Prompt:
From the listing below, pull out every line where the string "chart" appears.

+---+

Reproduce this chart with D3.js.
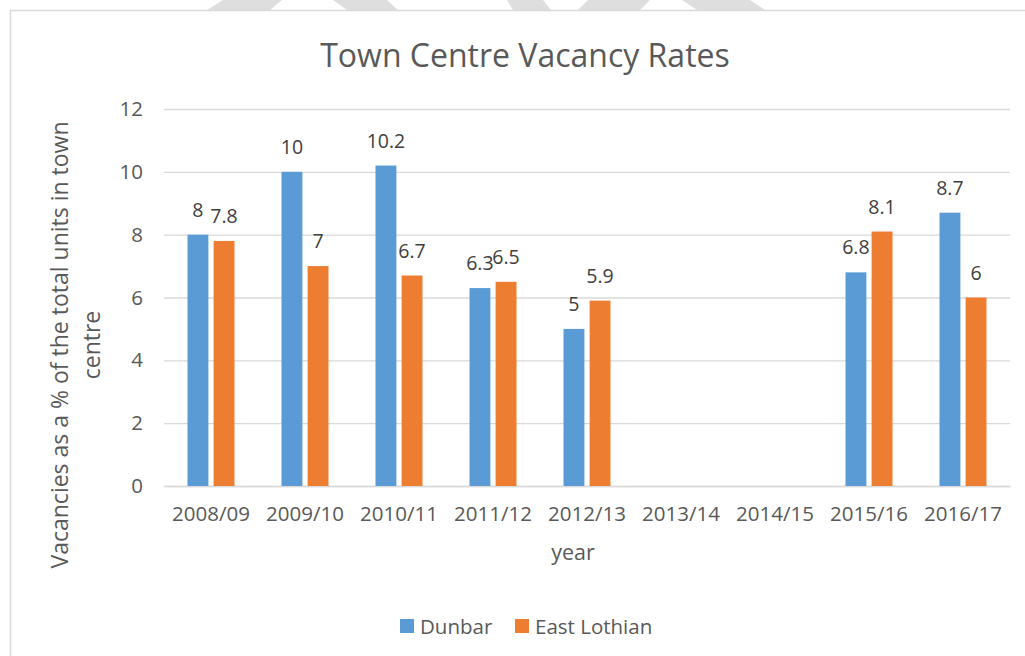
<!DOCTYPE html>
<html>
<head>
<meta charset="utf-8">
<script src="https://cdn.jsdelivr.net/npm/d3@7"></script>
<style>
  html, body { margin: 0; padding: 0; background: #fff; }
  svg { display: block; }
  text { font-family: "Open Sans", "Noto Sans", sans-serif; fill: #595959; }
</style>
</head>
<body>
<svg id="chart" width="1025" height="656"></svg>
<script>
// Town centre vacancy rates, Dunbar vs East Lothian
const years = ["2008/09", "2009/10", "2010/11", "2011/12", "2012/13", "2013/14", "2014/15", "2015/16", "2016/17"];
const seriesNames = ["Dunbar", "East Lothian"];
const dunbar = [8, 10, 10.2, 6.3, 5, null, null, 6.8, 8.7];
const eastLothian = [7.8, 7, 6.7, 6.5, 5.9, null, null, 8.1, 6];
const yTicks = [0, 2, 4, 6, 8, 10, 12];
const colors = ["#5B9BD5", "#ED7D31"];

const svg = d3.select("#chart");
const W = 1025, H = 656;
const margin = { left: 164, right: 15, top: 109, bottom: 170 };

// background ornaments along the top edge
const ornaments = [
  [[223, 0], [282, 0], [270, 10], [207, 10]],
  [[333, 0], [387, 0], [398, 10], [347, 10]],
  [[507, 0], [543, 0], [551, 10], [513, 10]],
  [[588, 0], [650, 0], [640, 10], [578, 10]],
  [[682, 0], [750, 0], [765, 10], [697, 10]]
];
svg.selectAll("polygon.orn").data(ornaments).join("polygon")
  .attr("class", "orn")
  .attr("points", d => d.map(p => p.join(",")).join(" "))
  .attr("fill", "#dedede");

// chart frame
svg.append("rect")
  .attr("x", 10.5).attr("y", 10.5)
  .attr("width", W + 20).attr("height", H + 20)
  .attr("fill", "none").attr("stroke", "#d9d9d9").attr("stroke-width", 1.5);

const x0 = d3.scaleBand().domain(years).range([margin.left, W - margin.right]).padding(0);
const bw = x0.bandwidth();
const x1 = d3.scaleBand().domain(seriesNames).range([bw * 0.25, bw * 0.75]).paddingInner(0.2);
const y = d3.scaleLinear().domain([0, 12]).range([H - margin.bottom, margin.top]);

// gridlines + y labels
const yAxis = d3.axisLeft(y).tickValues(yTicks).tickSize(-(W - margin.right - margin.left)).tickPadding(21).tickFormat(d3.format("d"));
const gy = svg.append("g").attr("transform", `translate(${margin.left},0)`).call(yAxis);
gy.select(".domain").remove();
gy.selectAll(".tick line").attr("stroke", "#d9d9d9").attr("stroke-width", 1.3);
gy.selectAll(".tick text").attr("font-size", 20.5).style("fill", "#595959");

// x axis
const xAxis = d3.axisBottom(x0).tickSize(0).tickPadding(20);
const gx = svg.append("g").attr("transform", `translate(0,${y(0)})`).call(xAxis);
gx.select(".domain").attr("stroke", "#d9d9d9").attr("stroke-width", 1.3);
gx.selectAll(".tick text").attr("font-size", 20.5).style("fill", "#595959");

// bars and labels
const rows = years.map((yr, i) => ({ year: yr, values: [dunbar[i], eastLothian[i]] }));
const groups = svg.append("g").selectAll("g").data(rows).join("g")
  .attr("transform", d => `translate(${x0(d.year)},0)`);

const cells = groups.selectAll("g.cell")
  .data(d => d.values.map((v, k) => ({ name: seriesNames[k], value: v, k })).filter(c => c.value != null))
  .join("g").attr("class", "cell");

cells.append("rect")
  .attr("x", d => x1(d.name))
  .attr("width", x1.bandwidth())
  .attr("y", d => y(d.value))
  .attr("height", d => y(0) - y(d.value))
  .attr("fill", d => colors[d.k]);

cells.append("text")
  .attr("x", d => x1(d.name) + x1.bandwidth() / 2)
  .attr("y", d => y(d.value) - 18)
  .attr("text-anchor", "middle")
  .attr("font-size", 19.5)
  .style("fill", "#404040")
  .text(d => d.value);

// title
svg.append("text")
  .attr("x", 525).attr("y", 67)
  .attr("text-anchor", "middle")
  .attr("font-size", 32)
  .text("Town Centre Vacancy Rates");

// axis titles
svg.append("text")
  .attr("x", 573).attr("y", 560)
  .attr("text-anchor", "middle")
  .attr("font-size", 21.5)
  .text("year");

const yt = svg.append("text")
  .attr("transform", "translate(68,345) rotate(-90)")
  .attr("text-anchor", "middle")
  .attr("font-size", 23);
yt.append("tspan").attr("x", 0).attr("y", 0).text("Vacancies as a % of the total units in town");
yt.append("tspan").attr("x", 0).attr("y", 32).text("centre");

// legend
const legendX = [400, 515];
const lg = svg.append("g").selectAll("g").data(seriesNames).join("g")
  .attr("transform", (d, i) => `translate(${legendX[i]},619)`);
lg.append("rect").attr("width", 14).attr("height", 14).attr("fill", (d, i) => colors[i]);
lg.append("text").attr("x", 20).attr("y", 14.5).attr("font-size", 20.5).text(d => d);
</script>
</body>
</html>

+---+

Exercise response:
Reproduce this chart with D3.js.
<svg id="chart" width="1025" height="656"></svg>
const svg = d3.select("#chart");
// chart frame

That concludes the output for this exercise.